*DESCRIPTION OF THE TASK*.
Leave out the pictures and repeat exactly the lines between the one containing "What React, TypeScript" and the one containing "XAxis, YAxis, CartesianGrid", inclusive.

--- Start RECORDS SUPPLIED ---

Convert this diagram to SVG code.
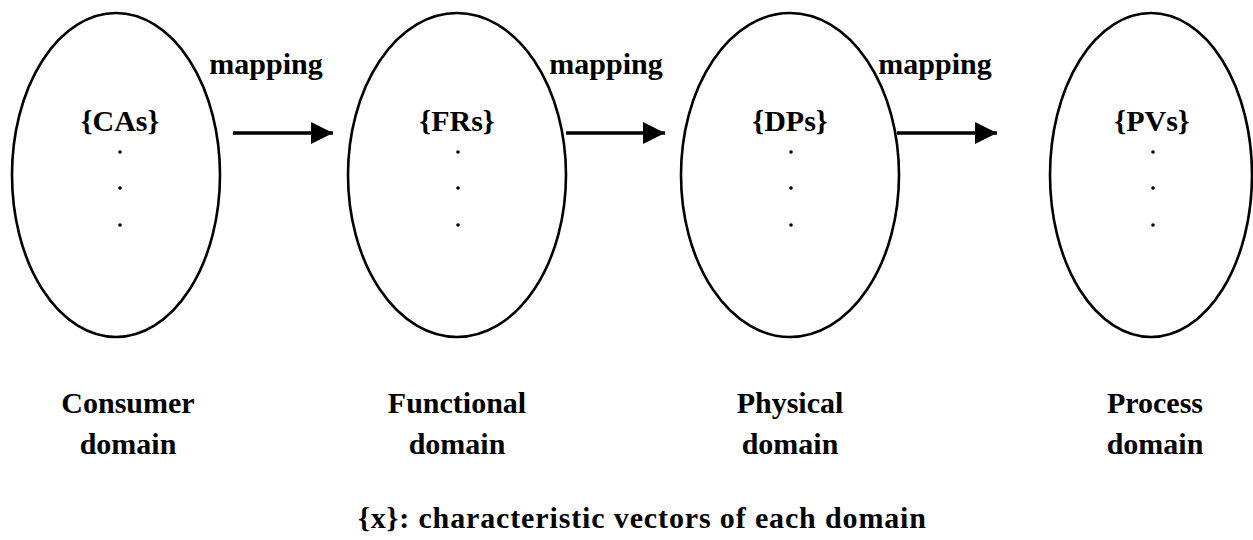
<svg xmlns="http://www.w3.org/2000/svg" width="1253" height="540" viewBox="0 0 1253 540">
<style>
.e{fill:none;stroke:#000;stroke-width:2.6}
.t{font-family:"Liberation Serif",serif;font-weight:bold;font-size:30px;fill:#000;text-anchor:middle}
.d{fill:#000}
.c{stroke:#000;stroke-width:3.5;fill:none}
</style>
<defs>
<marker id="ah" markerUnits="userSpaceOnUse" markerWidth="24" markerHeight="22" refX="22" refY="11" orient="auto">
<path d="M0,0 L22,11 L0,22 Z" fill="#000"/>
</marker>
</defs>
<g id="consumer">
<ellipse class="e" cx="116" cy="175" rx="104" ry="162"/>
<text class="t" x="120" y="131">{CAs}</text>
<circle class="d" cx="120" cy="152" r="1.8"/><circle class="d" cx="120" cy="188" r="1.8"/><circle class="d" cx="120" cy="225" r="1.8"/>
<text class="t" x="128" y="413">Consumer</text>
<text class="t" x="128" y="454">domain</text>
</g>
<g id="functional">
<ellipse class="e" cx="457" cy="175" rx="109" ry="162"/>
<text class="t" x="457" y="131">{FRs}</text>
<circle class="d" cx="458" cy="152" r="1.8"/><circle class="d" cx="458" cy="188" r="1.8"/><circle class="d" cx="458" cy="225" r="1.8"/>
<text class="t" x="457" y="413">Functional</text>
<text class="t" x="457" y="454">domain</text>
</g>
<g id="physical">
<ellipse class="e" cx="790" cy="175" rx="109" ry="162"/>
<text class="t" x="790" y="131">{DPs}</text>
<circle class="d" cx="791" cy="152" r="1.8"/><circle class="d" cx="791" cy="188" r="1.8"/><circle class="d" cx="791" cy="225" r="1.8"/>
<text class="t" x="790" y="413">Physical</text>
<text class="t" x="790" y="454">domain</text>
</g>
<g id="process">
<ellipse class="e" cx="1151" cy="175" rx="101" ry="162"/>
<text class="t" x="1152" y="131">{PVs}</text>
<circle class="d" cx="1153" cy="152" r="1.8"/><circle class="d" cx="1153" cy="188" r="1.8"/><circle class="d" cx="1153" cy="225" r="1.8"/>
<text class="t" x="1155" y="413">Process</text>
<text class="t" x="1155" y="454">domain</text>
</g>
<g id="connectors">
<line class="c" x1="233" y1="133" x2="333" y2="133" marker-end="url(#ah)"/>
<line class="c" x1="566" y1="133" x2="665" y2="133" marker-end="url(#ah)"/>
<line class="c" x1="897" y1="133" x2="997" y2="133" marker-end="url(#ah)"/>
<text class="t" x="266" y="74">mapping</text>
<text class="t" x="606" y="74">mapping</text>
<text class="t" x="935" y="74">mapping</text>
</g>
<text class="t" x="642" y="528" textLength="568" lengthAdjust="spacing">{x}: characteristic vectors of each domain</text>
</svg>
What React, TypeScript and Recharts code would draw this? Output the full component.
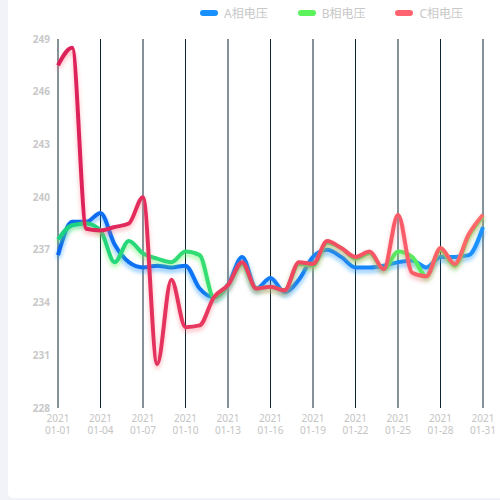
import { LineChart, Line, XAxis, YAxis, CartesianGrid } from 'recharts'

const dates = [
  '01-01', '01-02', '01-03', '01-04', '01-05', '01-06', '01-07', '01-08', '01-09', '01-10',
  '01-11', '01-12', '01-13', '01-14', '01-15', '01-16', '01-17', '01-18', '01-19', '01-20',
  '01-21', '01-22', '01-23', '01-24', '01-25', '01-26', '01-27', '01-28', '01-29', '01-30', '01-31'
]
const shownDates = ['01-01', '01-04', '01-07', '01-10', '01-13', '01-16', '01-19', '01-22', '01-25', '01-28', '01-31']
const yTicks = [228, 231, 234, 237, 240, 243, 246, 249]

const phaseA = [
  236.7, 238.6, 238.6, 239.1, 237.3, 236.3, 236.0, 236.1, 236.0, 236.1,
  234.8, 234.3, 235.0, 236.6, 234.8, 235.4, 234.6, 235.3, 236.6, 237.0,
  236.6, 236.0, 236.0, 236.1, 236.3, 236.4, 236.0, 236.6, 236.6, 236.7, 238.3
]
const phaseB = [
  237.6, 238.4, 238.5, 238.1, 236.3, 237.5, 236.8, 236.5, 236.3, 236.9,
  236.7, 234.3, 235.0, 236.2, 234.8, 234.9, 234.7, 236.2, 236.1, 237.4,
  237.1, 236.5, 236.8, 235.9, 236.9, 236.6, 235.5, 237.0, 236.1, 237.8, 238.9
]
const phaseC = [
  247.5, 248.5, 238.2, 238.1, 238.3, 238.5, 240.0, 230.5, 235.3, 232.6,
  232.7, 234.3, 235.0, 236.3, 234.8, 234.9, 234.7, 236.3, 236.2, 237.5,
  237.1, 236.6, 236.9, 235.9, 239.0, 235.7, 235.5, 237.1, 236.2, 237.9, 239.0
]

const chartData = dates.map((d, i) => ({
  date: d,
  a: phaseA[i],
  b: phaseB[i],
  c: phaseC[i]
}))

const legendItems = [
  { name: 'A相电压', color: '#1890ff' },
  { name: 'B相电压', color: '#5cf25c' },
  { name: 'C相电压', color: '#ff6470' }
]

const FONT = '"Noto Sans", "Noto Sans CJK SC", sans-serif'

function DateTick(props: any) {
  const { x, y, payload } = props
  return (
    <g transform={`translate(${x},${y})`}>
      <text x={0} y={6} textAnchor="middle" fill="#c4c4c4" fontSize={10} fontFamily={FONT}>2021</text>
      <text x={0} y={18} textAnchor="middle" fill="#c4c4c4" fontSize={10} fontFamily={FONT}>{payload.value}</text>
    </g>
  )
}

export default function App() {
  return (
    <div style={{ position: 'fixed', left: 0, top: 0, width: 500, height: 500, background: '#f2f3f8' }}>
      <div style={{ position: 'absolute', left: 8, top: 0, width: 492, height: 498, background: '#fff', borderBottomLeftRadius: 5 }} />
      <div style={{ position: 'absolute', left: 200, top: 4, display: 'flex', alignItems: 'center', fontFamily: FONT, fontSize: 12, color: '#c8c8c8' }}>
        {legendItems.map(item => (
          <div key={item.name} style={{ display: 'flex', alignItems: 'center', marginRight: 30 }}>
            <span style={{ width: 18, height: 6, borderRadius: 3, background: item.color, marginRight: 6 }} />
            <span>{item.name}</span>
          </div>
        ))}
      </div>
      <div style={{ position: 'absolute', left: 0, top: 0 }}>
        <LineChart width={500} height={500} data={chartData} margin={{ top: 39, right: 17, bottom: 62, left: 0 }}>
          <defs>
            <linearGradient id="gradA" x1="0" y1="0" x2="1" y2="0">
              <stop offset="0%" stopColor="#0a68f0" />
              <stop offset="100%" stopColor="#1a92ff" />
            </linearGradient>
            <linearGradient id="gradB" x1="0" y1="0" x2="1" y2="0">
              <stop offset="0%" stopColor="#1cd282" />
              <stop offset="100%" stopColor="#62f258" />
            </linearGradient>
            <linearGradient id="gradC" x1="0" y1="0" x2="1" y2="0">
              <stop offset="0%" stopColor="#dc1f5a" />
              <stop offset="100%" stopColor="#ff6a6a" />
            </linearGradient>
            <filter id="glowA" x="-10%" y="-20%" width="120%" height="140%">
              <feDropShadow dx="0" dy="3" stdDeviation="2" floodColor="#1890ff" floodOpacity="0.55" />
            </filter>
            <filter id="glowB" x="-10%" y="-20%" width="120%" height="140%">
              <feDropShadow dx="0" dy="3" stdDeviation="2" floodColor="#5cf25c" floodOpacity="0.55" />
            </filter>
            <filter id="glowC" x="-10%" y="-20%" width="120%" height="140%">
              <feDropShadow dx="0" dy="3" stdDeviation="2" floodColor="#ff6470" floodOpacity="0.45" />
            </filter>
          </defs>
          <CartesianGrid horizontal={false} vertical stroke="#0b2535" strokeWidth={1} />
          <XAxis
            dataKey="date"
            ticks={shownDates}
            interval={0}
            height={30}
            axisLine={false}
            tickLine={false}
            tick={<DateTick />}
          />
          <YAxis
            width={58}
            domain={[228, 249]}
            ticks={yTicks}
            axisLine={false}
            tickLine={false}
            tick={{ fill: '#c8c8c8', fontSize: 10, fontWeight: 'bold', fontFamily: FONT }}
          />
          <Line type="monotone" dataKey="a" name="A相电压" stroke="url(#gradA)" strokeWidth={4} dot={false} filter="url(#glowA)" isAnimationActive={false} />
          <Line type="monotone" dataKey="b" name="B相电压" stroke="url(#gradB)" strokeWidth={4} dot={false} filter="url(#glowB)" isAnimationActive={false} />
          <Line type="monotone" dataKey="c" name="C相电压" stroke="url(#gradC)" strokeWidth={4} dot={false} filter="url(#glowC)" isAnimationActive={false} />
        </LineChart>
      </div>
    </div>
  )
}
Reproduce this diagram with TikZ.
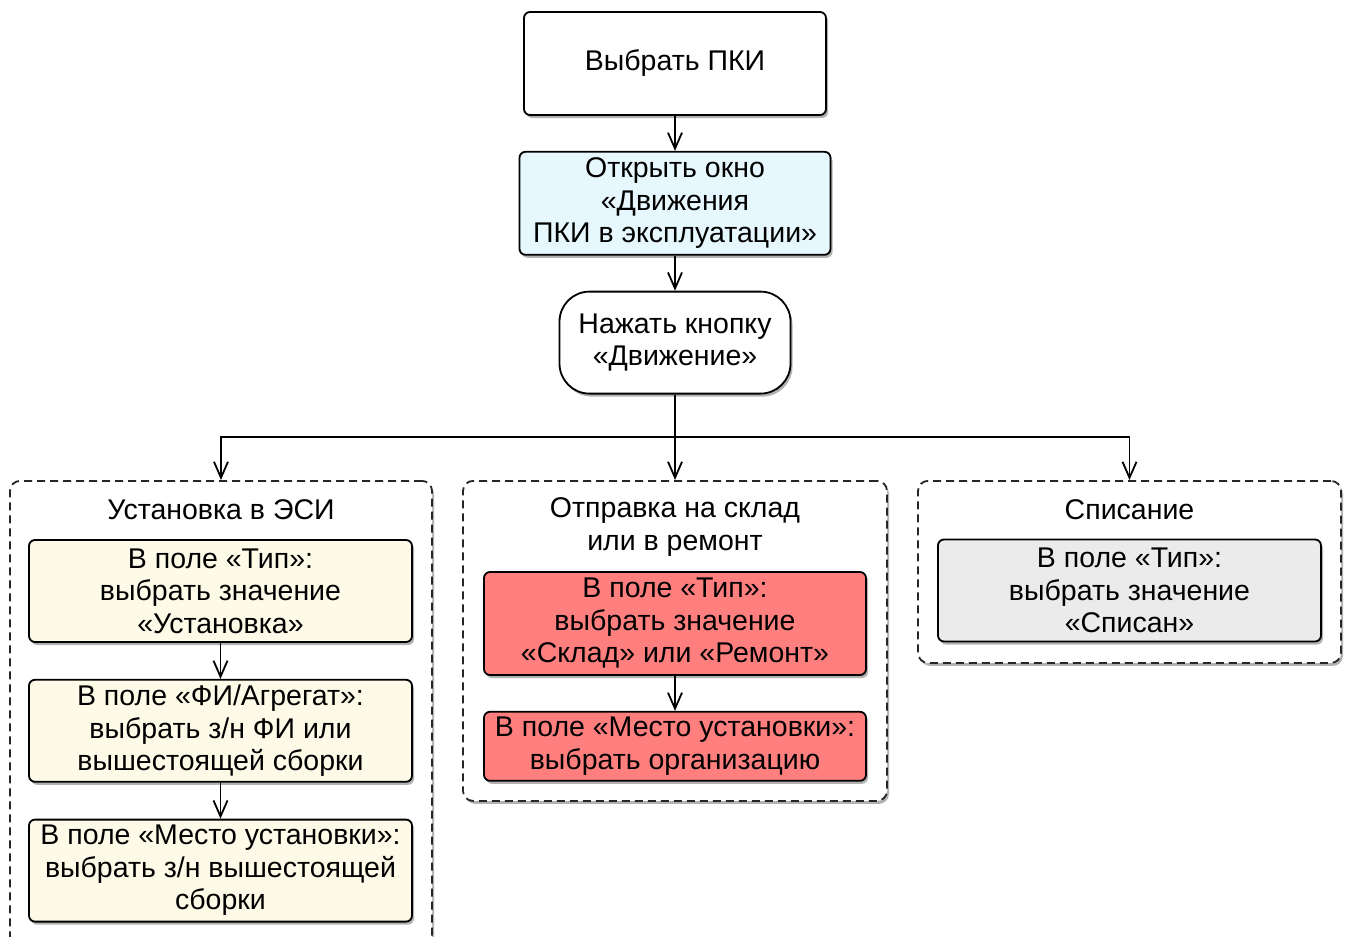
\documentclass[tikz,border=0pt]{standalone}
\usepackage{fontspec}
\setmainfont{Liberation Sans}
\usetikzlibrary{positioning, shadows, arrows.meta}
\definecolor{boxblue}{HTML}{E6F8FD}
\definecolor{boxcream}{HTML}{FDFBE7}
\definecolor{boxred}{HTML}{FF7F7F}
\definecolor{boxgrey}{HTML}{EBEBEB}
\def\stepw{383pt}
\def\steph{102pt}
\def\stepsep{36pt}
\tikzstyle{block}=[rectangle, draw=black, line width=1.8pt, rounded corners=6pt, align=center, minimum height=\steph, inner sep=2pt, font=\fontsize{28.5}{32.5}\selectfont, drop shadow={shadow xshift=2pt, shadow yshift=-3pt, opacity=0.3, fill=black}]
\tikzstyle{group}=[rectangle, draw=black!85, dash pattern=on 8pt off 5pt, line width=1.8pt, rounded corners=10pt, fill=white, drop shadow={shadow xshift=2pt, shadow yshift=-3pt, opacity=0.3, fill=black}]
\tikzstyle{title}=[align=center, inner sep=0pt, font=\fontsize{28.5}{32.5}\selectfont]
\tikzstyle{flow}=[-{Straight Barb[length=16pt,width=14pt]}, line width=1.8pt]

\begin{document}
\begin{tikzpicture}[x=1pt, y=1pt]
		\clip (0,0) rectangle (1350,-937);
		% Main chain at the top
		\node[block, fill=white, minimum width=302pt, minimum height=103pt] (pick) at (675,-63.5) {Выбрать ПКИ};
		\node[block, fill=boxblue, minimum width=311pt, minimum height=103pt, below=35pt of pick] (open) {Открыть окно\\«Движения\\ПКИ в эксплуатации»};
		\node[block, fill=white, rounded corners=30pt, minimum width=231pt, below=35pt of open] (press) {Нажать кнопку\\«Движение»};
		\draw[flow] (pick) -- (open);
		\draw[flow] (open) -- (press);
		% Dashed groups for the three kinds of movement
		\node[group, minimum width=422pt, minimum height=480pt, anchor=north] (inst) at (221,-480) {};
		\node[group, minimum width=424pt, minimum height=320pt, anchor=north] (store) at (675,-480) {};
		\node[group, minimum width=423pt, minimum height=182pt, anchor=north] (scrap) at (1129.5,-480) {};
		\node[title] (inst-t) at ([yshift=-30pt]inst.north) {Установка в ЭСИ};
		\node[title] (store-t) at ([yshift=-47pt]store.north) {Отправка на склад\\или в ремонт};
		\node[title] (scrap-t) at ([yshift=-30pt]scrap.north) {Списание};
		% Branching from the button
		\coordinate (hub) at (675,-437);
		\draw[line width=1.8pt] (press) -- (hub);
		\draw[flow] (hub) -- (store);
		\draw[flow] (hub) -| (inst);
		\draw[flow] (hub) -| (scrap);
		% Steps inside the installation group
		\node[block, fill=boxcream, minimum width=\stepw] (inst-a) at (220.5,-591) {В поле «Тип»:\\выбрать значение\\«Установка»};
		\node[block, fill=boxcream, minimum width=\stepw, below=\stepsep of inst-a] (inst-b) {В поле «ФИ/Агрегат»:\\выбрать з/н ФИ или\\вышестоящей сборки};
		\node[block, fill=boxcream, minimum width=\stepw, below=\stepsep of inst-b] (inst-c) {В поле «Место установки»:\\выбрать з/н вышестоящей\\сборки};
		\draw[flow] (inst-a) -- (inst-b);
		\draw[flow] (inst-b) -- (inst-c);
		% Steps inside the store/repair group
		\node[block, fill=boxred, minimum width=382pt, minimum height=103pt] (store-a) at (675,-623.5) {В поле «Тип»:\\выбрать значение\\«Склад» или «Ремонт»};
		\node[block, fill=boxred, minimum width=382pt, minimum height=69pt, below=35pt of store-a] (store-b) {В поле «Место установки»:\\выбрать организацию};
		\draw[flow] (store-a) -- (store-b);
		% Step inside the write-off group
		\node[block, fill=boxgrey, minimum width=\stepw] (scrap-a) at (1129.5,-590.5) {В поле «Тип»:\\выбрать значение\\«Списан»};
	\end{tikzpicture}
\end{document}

--- End RECORDS SUPPLIED ---

*SOLUTION TO THIS TASK*.
What React, TypeScript and Recharts code would draw this? Output the full component.
import { LineChart, Line, XAxis, YAxis, CartesianGrid } from 'recharts'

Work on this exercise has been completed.